The main takeaways have been that Jets coaches were shocked at how poorly Tebow throws the ball in practice and his lack of accuracy was far worse than they knew. Why his accuracy issues were a shock is in itself a shock. The Jets also are saying privately that Tebow has difficulty digesting more complex offensive schemes and lingo.

Aside from his accuracy issues, Jets officials have privately been telling teams Tebow was too slow to play receiver, too slow to be a running back and doesn't possess the height or athleticism to be a tight end.

There was also the fact that defenses, unlike when Tebow shocked the NFL as a quarterback in Denver, have adapted to how he plays. They've studied enough film on Tebow to know his tendencies. And Tebow is not accurate or fast enough to overcome what those defenses know.

"You can see on film whenever he's in the game, teams just play the run," one scout said.

Meanwhile, the few quarterback teachers who haven't yet tried to fix the throwing mechanics of the UT™ are lining up to do so, because what do they have to lose? There's no shame in failing at what everyone before you has been unable to accomplish, right?

Turns out Ray Lewis is not ready, and will not return for the Ravens until the playoffs, if at all.

Former Lions tackle Lomas Brown, who somehow works for ESPN despite being a terrible speaker, admits he intentionally allowed Scott Mitchell to get injured during a 1994 game against the Packers, because he wanted a QB change.
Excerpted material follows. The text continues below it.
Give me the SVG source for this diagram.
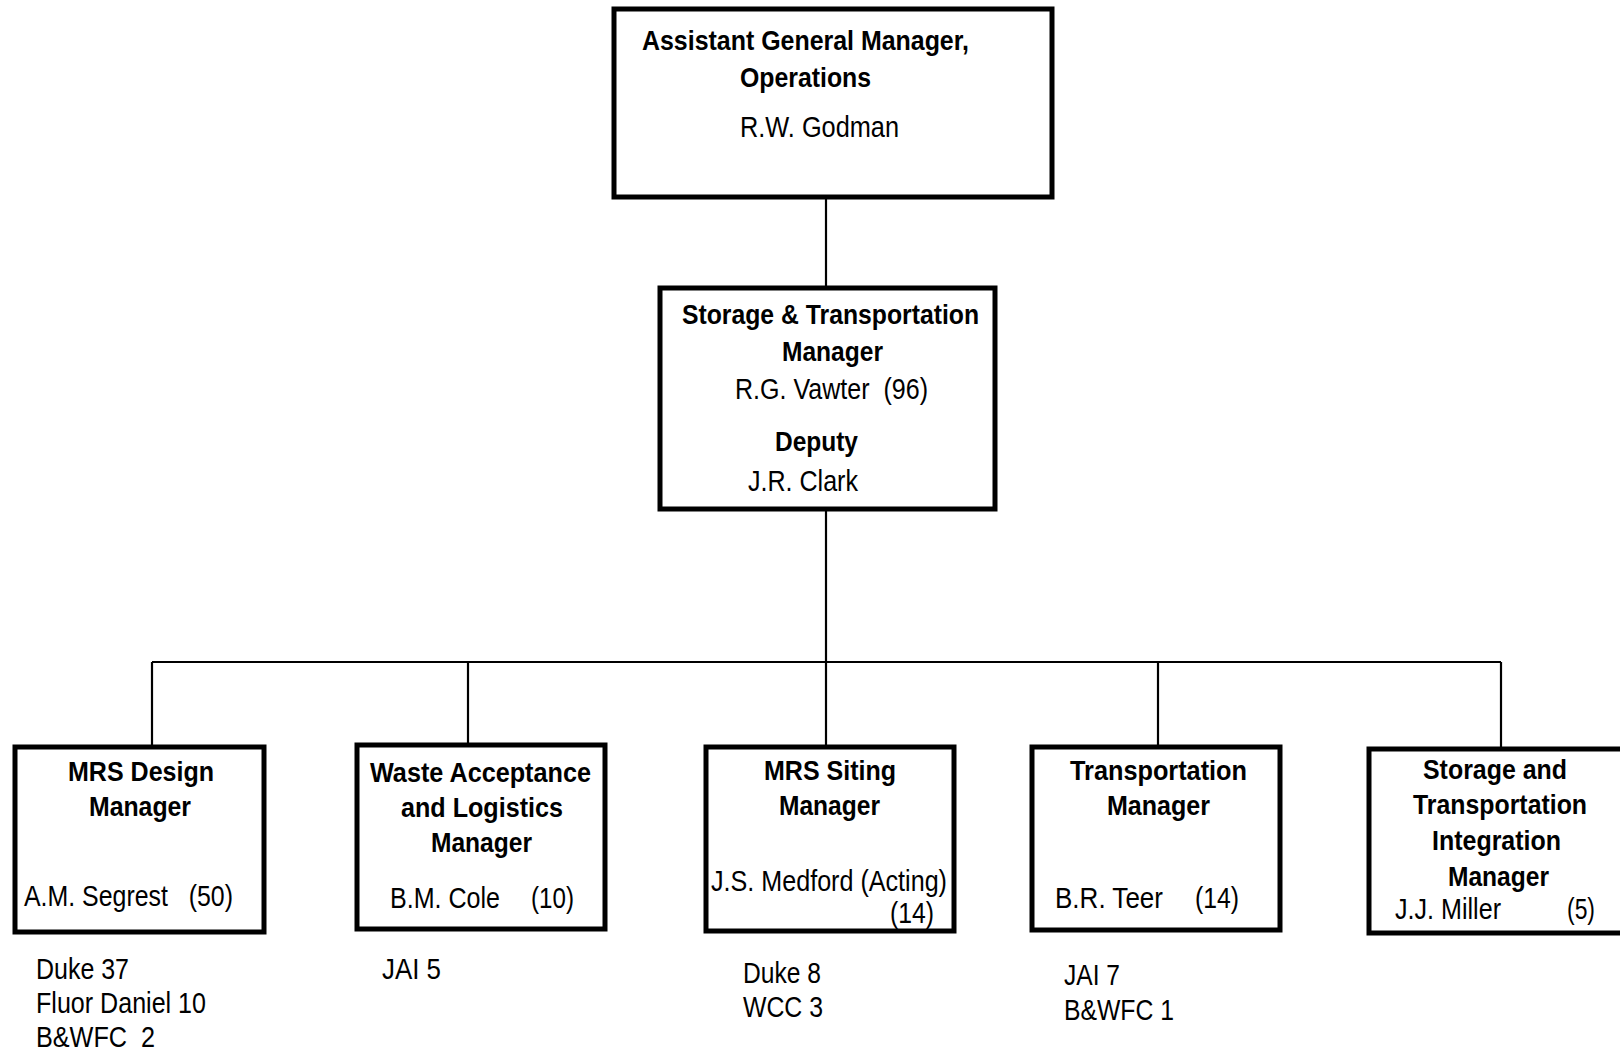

How's that for a teammate?


While we know A.J. Smith and Norv Turner are done in San Diego, it's not at all clear what awaits Scott Pioli and Romeo Crennel in Kansas City.

Doug Farrar and Greg Cosell discuss the week's matchups in their latest podcast.

Matt Bowen studies the Seahawks' use of pick routes in their passing game and says he expects to see them tonight against San Francisco.

Dan Pompei thinks the race for Executive of the Year comes down to Colts GM Ryan Grigson and John Elway.